Struggles ahead for corner-case, statistical simulations
So I have been thinking about the design environment for analog designers and the challenges that plague mixed-signal design engineers in the new technology space as we design on process nodes that have significant layout-dependent effects (LDEs) as well as strong correlation among devices.
The challenge from a design perspective is complicated. Typically in the past the designer relied on corner simulations to provide feedback into how a circuit will behave in silicon that meets required design for manufacturability goals set by the company. So the question is what happens when the designer in these new technologies cannot rely on corner models but must run extracted simulations even at the block level because of all the LDE effects and correlations and interdependencies amongst devices?

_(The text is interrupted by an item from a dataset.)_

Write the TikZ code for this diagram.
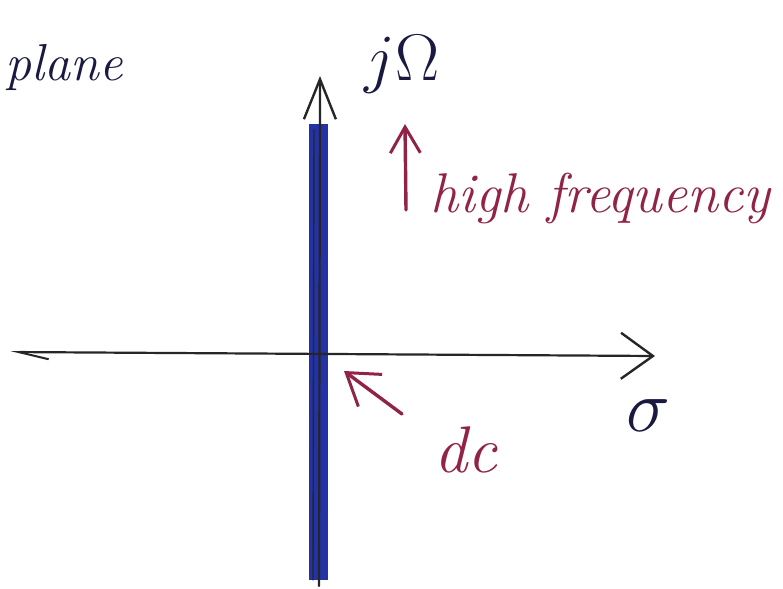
\documentclass[tikz,border=0pt]{standalone}
\usepackage{fix-cm}
\usepackage{fontspec}
\usetikzlibrary{arrows.meta}
\definecolor{inkblue}{RGB}{35,50,165}
\definecolor{inkred}{RGB}{145,35,70}
\definecolor{inknavy}{RGB}{25,25,65}
\begin{document}
\begin{tikzpicture}[x=1pt, y=-1pt,
		asse/.style={line width=2.2pt, line cap=round, black!85},
		fascia/.style={line width=19pt, inkblue},
		tratto/.style={line width=3.4pt, line cap=round, inkred},
		scritta/.style={inner sep=0pt, font=\fontsize{52}{60}\selectfont\itshape}]
	
	\useasboundingbox (0,0) rectangle (783,588);
	
	%% --- assi del piano ---
	\coordinate (sigL) at (10,352);
	\coordinate (sigR) at (655,356);
	\coordinate (omB)  at (319,586);
	\coordinate (omT)  at (320,76);
	\coordinate (fasB) at (318,580);
	\coordinate (fasT) at (318,124);
	
	\draw[fascia] (fasB) -- (fasT);
	\draw[asse, line width=1.4pt] (313,580) -- (314,130);
	\draw[asse, -{Straight Barb[length=40pt, width=32pt, line width=2.4pt]}] (omB) -- (omT);
	\draw[asse, {Straight Barb[left, length=30pt, width=14pt, line width=2pt]}-{Straight Barb[length=32pt, width=46pt, line width=2.4pt]}] (sigL) -- (sigR);
	
	%% --- scritte ---
	\node[scritta, inknavy] (piano) at (64,68) {plane};
	\node[scritta, inknavy, font=\fontsize{66}{72}\selectfont] (jomega) at (402,64) {$j\Omega$};
	\node[scritta, inkred, font=\fontsize{56}{64}\selectfont\itshape] (alta) at (600,198) {high frequency};
	\node[scritta, inkred, font=\fontsize{66}{72}\selectfont\itshape] (dc) at (466,450) {dc};
	\node[scritta, inknavy, font=\fontsize{74}{80}\selectfont] (sigma) at (648,416) {$\sigma$};
	
	%% --- frecce rosse ---
	\coordinate (hfA) at (406,210);
	\coordinate (hfB) at (405,124);
	\coordinate (dcA) at (402,414);
	\coordinate (dcB) at (344,371);
	\draw[tratto, -{Straight Barb[length=26pt, width=30pt, line width=3pt]}] (hfA) -- (hfB);
	\draw[tratto, -{Straight Barb[length=30pt, width=40pt, line width=3pt]}] (dcA) -- (dcB);
	
\end{tikzpicture}
\end{document}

I co-authored a paper with some colleagues that addresses the concern about corner models that hits on part of the problem I will discuss in this article. The article is “Corner Models: Inaccurate at Best, and it Only Gets Worst…” (Proc. IEEE CICC, 2013). Here is a brief statement from the conclusions drawn in the article that highlight some of the issues: corner models “cannot accurately bracket +/- 3σ variation in every performance measure for every circuit; “appropriate” corner models are not just circuit-dependent, they also vary with the device sizes and biases used within a single circuit, and can be different for different measures of circuit performance for the same circuit.”
This paper mentioned highlights some of the reasons why corner models will not work for complex mixed-signal design but why. Look at this image from a paper I presented at a modeling conference (Figure 1).
Figure 1: Effects on global and local parameters as the technology shrinks.
As shown in the image, as we shrink the technology, the global variations and local mismatch merge and it is no longer valid to just run corners. Furthermore, if we look at the electrical performance of transistors and devices as the technology shrinks we start seeing more interdependencies through LDE including pattern densities and device performance.
Simply put if we look at the variance of two random variables in these smaller technologies, there exists correlation amongst the parameters. Shown in equation 1 is the variance of two generic parameters X and Y. If the expected value is computed for the variance of these two parameters that are correlated, the result (Equation 1) shows that a covariance exists that cannot be ignored for high performance analog.
EQ1: var (X + Y) = var (X) + var (Y) + 2 * cov (X,Y)
Therefore, with all of the mentioned effects that can change performance designers of complex high performance analog circuits are going to have to run statistical simulations to have confidence that the circuit is behaving as we desire to meet performance targets. But how when there are so many devices? This is the topic I would like to focus on next.
As stated, the smaller technologies have significant LDEs that cause devices to behave differently from a simple schematic representation of a circuit. The full effects of the LDE parameters are usually only accessible through some type of extracted layout of the final circuit. This means that typically the extracted circuit is a flat netlist representation of the circuit represented in the schematic.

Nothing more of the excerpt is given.